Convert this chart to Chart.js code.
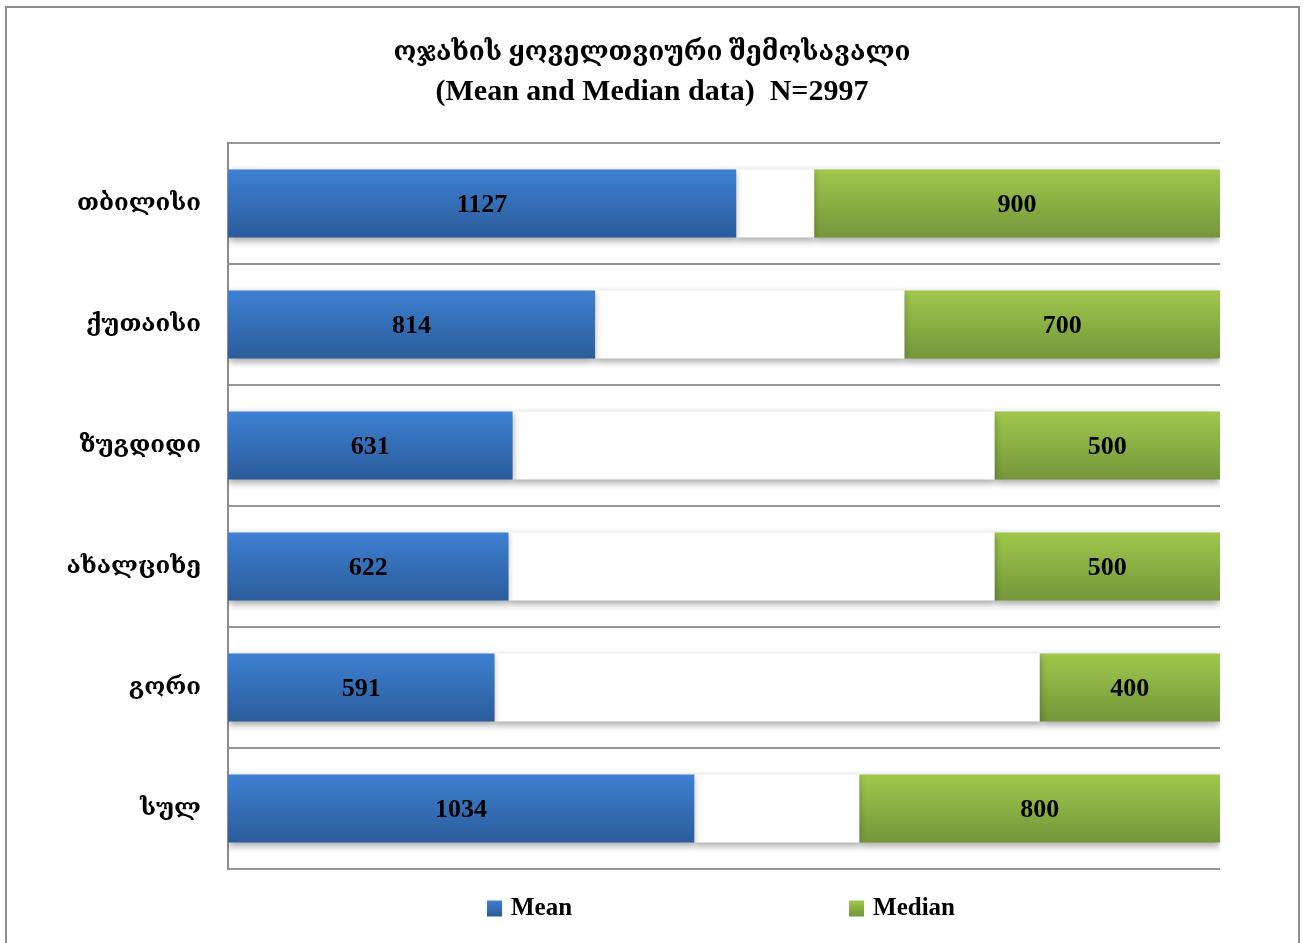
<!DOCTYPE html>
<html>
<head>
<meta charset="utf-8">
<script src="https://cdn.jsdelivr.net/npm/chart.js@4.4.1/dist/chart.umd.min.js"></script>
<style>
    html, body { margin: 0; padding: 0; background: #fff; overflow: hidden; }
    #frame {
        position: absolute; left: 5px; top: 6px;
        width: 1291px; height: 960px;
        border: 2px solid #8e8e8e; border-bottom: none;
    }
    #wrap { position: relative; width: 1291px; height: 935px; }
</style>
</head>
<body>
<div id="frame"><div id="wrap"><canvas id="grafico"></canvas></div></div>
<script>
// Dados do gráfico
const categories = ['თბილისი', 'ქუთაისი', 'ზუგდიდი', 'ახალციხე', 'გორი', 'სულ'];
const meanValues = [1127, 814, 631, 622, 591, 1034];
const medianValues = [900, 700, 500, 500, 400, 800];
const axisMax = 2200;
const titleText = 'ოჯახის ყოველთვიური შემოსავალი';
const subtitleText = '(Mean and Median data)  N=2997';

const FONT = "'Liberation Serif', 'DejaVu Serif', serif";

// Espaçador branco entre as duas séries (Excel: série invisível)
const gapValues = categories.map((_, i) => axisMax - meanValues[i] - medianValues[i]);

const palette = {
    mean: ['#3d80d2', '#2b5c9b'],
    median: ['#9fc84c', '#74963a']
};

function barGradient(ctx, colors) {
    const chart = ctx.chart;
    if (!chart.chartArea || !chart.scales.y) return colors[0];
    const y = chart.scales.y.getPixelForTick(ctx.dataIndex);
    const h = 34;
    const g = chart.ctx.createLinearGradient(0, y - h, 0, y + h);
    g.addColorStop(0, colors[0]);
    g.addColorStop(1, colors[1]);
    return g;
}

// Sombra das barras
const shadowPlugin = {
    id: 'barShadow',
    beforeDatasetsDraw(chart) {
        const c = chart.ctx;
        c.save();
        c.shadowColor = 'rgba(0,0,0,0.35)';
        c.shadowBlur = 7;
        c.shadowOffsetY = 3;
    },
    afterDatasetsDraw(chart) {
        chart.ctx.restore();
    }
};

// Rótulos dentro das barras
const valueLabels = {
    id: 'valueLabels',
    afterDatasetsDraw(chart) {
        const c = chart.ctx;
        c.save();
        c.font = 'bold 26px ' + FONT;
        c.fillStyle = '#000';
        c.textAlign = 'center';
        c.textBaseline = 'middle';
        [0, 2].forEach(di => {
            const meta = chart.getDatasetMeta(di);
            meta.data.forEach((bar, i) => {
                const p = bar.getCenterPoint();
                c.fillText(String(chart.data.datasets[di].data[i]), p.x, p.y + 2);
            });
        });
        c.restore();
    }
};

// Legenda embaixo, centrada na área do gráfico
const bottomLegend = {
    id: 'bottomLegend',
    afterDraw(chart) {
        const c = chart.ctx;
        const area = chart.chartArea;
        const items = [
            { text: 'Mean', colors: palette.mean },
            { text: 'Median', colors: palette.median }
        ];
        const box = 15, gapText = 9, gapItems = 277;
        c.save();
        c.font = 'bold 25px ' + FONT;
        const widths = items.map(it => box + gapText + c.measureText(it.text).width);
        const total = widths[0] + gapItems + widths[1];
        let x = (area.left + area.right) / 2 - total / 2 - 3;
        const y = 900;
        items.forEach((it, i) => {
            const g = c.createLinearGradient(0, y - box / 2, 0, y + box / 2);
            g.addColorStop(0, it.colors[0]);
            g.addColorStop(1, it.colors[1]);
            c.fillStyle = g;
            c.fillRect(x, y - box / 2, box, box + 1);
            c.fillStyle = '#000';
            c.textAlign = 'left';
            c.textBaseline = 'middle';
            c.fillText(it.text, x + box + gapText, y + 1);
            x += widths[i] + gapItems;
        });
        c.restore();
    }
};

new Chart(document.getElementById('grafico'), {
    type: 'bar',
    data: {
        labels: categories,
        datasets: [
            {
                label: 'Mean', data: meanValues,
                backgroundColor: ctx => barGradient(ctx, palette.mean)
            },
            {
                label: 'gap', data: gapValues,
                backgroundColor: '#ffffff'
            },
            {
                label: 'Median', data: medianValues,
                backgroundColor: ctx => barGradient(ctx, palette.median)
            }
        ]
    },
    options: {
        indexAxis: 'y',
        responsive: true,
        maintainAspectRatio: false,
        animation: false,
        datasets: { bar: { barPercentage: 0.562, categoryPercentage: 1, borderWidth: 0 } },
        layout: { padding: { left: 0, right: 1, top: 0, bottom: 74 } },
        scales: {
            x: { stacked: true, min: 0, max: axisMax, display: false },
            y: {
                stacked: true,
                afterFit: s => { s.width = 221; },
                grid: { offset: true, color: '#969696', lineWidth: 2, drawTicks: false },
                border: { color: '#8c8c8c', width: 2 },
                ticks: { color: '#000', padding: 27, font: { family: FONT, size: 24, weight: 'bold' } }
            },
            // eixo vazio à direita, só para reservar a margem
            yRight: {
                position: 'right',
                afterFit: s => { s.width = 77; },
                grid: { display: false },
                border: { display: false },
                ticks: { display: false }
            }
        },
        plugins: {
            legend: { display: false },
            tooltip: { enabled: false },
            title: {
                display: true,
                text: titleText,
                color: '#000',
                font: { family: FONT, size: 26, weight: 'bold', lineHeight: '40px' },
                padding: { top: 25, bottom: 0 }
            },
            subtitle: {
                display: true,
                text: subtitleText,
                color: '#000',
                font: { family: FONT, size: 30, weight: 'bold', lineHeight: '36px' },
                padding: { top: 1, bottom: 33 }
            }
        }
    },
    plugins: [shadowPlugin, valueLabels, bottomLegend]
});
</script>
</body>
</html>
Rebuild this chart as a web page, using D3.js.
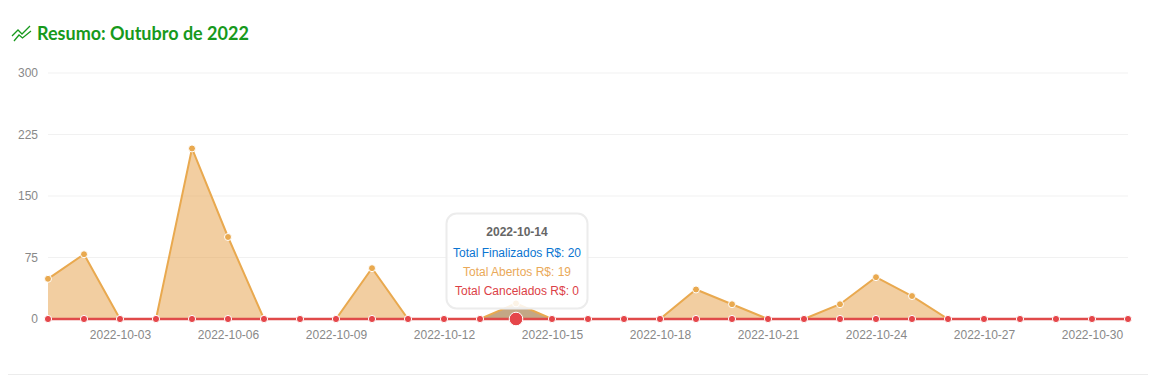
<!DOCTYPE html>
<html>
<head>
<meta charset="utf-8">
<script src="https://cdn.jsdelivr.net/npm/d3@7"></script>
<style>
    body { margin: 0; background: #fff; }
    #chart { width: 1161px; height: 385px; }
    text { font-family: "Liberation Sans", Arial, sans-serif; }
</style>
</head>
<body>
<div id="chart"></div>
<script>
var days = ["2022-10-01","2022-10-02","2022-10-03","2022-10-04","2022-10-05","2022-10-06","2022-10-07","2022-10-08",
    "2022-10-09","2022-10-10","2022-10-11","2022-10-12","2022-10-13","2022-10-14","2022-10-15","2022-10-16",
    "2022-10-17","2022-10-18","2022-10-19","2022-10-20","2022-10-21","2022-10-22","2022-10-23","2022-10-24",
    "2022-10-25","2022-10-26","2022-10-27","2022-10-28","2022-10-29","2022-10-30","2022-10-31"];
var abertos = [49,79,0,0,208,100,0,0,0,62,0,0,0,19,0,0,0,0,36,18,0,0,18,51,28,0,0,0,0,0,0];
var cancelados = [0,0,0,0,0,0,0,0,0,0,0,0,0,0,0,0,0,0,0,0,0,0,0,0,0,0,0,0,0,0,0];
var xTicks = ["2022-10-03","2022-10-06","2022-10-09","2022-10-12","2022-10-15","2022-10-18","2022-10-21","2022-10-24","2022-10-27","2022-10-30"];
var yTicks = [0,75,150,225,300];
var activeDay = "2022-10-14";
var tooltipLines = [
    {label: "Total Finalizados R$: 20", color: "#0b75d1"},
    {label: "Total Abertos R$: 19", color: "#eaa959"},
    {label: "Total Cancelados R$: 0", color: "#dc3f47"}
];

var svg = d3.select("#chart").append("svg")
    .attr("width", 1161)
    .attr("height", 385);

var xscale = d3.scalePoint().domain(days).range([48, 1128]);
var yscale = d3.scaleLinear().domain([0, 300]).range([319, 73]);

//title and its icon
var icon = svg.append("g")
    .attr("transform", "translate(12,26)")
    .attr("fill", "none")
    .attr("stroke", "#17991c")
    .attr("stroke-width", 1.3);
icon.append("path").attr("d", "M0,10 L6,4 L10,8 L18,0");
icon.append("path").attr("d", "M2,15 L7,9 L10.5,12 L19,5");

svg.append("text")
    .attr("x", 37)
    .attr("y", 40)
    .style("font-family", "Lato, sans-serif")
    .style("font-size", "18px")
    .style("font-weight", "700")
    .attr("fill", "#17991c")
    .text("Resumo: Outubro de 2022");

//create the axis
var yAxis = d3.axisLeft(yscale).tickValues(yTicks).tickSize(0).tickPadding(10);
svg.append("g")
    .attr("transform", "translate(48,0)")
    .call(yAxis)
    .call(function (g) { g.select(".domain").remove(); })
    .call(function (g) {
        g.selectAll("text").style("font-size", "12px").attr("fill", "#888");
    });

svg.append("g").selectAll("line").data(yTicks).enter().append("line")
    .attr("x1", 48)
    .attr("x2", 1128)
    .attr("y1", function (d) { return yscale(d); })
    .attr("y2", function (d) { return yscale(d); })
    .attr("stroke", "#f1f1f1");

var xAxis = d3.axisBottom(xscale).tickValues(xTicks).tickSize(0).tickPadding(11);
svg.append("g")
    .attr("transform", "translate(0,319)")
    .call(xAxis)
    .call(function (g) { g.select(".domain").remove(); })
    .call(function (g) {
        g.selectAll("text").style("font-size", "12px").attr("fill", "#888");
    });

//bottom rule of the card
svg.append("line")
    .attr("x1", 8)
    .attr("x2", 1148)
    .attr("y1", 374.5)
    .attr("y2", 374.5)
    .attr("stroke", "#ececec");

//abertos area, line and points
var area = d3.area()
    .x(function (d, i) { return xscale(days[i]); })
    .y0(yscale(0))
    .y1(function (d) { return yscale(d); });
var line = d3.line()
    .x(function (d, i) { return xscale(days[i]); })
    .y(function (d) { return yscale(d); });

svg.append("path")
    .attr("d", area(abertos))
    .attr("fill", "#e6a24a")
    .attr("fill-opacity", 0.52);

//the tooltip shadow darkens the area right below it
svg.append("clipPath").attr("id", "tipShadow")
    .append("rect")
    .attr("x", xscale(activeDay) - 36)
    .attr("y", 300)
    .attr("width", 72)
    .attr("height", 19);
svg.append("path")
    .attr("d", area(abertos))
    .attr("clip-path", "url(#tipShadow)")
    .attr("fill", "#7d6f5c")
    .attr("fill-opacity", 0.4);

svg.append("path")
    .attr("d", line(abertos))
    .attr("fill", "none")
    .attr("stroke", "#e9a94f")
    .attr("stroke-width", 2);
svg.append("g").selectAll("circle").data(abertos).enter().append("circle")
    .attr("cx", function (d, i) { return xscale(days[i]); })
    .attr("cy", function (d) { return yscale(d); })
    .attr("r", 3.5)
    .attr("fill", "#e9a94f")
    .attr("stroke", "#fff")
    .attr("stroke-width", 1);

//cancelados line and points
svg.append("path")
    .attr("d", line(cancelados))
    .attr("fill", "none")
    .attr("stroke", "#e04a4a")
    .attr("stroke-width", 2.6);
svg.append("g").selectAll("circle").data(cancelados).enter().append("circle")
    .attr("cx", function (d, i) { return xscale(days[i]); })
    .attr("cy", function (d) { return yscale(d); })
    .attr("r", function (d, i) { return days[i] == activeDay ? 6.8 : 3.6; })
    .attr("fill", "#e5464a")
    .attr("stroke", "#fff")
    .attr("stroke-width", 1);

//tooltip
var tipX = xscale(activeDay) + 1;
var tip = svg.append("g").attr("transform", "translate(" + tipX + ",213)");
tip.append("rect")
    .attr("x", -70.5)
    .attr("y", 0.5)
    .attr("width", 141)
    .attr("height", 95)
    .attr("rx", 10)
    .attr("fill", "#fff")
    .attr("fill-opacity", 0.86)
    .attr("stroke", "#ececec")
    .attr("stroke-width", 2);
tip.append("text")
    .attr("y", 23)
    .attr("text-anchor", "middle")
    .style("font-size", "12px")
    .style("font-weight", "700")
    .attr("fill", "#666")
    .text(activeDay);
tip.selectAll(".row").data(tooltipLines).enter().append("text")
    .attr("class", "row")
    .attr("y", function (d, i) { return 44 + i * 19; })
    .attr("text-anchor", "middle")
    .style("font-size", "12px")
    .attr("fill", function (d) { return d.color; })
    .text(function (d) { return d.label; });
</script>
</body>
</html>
#####
Given problem:
From the data above, show each line that contains "this".

Response below:
Convert this chart to Chart.js code.
Rebuild this chart as a web page, using D3.js.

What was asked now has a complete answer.